Operasi khusus yang dimulai pada pukul 01.00 dinihari akhir
September itu bergerak ke Pulau Lengkanak dekat Pulau Belakang
Padang, Kecamatan Batam. Di pulau yang berhadapan dengan Selat
Singapura dan terkenal sebagai lokasi pelacuran itulah tiga
orang tersangka disergap. Menjelang subuh, operasi beralih ke
Tanjung Riau, sebuah perkampungan di Pulau Batam. Dengan bantuan
penduduk, dua tersangka lainnya ditangkap pula. Kabarnya masih
10 tersangka lainnya yang buron.
Dari mereka antara lain disita sebuah teropong laut, senjata
tajam dan sejumlah mata uang asing. Dalam pemeriksaan sementara,
para tersangka mengaku melakukan perompakan-perompakan tersebut.

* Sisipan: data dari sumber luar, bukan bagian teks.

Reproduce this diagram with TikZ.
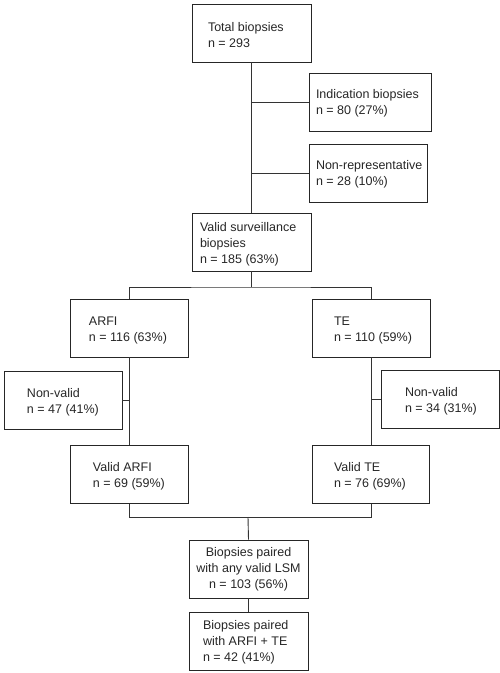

Bahkan menurut Dan Res Kepulauan Riau, Letkol (Pol) Drs. Kamas
Djohar, di antara mereka ada yang pernah merampok di daratan
Singapura. "Tapi hal itu masih perlu dicek lagi," ujar Kamas
Djohar.
Mengapa mereka luput dari mata para petugas patroli laut? "Sebab
daerah operasi mereka sulit diawasi," kata seorang petugas di
Tanjungpinang. Di perairan itu memang bertaburan pulaupulau
kecil, hingga sulit ditembus armada patroli besar. Selain itu
para perompak nampaknya sudah haal betul saatsaat kapal patroli
lewat di satu sasaran. "Kalau mau aman, kita harus menjejerkan
kapal patroli sepanjang selat itu siang-malam," tambah petugas
tadi.
Armada patroli Indonesia untuk kawasan itu adalah Daeral 11
punya beberapa kapal terutama jenis T-16 bikinan Australia yang
berpangkalan di Tanjungpinang, Polri punya Satpol Air di Tanjung
Batu, Pulau Kundur, sementara armada patroli Bea Cukai
berpangkalan di Meral, Tanjung Balai Karimun. Bahkan sejak 1977
sudah dibentuk Satgas KamIa yang terdiri dari beberapa instansi.
Perompakan di perairan sekitar Riau memang bukan cerita baru.
Perompak-perompak yang terkenal dengan sebutan lanun itu pernah
mengganas pada abad ke-13 sampai awal abad ke-20. Waktu itu
selain menyerang kapal-kapal layar, mereka juga menggarong
kampung-kampung yang terpencil di kawasan itu.